The inn agreed to hire Angie on a probationary basis. She would begin by working Saturdays and Sundays – the busiest days – and her job would be to change the beds, clean the bathrooms, and vacuum the rooms and hallways, the same kind of work she did at VA.

Meg had, from the beginning, been hesitant about Angie’s job. Angie was notoriously “boy-crazy” and Meg was worried that, once outside VA’s close supervision, bad things could happen.

We should have listened to Meg. After Angie had been working for only two weekends, a cop car pulled into the VA parking lot and out got a cop and Angie. The lady who managed the inn had come home to find Angie in bed with her son, Arnie. Outraged, she’d fired Angie on the spot.

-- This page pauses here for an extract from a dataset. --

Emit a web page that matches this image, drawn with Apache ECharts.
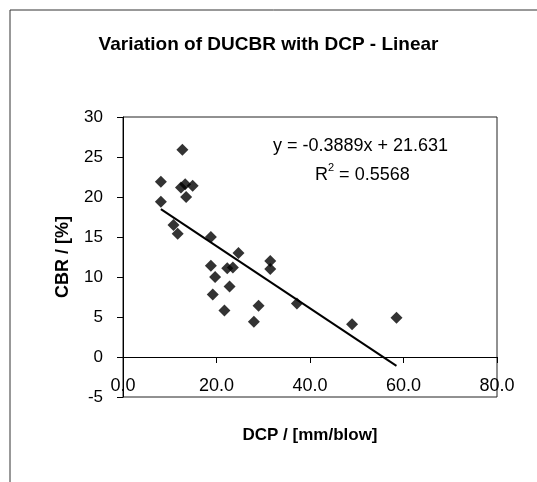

But Angie hadn’t gone quietly. She’d screamed at the lady that she and Arnie were in love and were going to get married and she even implied that she was already pregnant. At that point the lady called the cops.

The possibility that Angie might be pregnant was seriously alarming – if it was true the juvy hall bureaucrats would yank Angie out of VA and send her back to the juvenile detention facility in Rutland.

Fortunately, albeit to Angie’s disgust, she wasn’t pregnant. We thought we’d dodged a bullet, but we were wrong.

One afternoon as the kids were finishing school, Angie complained to the girls that she had bad cramps and was going up to her room. Over the next few hours, while the kids had free play, proctored homework and then prepared dinner, Terry never bothered to check on Angie.

Turned out Angie hadn’t gone to her room at all – she had sneaked into the woods behind VA, walked half a mile north and then climbed into Arnie’s waiting car.

It was extremely rare for a kid to run away from VA – not only was it vastly better than juvy hall, it was better than their own homes. And Angie’s case was especially worrisome because of the possibility that she might be with Arnie.

We were all a wreck. If we called the cops they would inform the juvy authorities. If we didn’t call the cops we might not find Angie until it was too late.

But then we got lucky. Eddie fessed up that Angie had told him she was planning to elope with Arnie, though Eddie claimed he never believed it for a minute. He also reported that Angie had mentioned a hunting cabin Arnie’s family owned, and Eddie thought that might be where Angie and Arnie were heading.

We had no idea where the cabin might be and Arnie’s parents weren’t cooperating. But then, to everyone’s surprise, it turned out to be Terry’s Finest Hour. She’d felt awful about not having checked on Angie, and now she sprang into action. She drove up to the Derby Barracks of the Vermont State Police, where her ex-boyfriend, Vaughn, was stationed.

No one knows what Terry said to Vaughn. My guess: she promised to accept that she’d been dumped and not bother Vaughn any more if he would help us out. In any event, the next thing we knew Vaughn had had a stern conversation with Arnie’s parents, who gave him directions to the hunting cabin, up near Averill. Vaughn drove up there and put the fear of God into Arnie, warning him that if he ever so much as thought about Angie again he’d be hauled off to jail.

Then Vaughn brought Angie home and, thankfully, never said a word to the juvy authorities.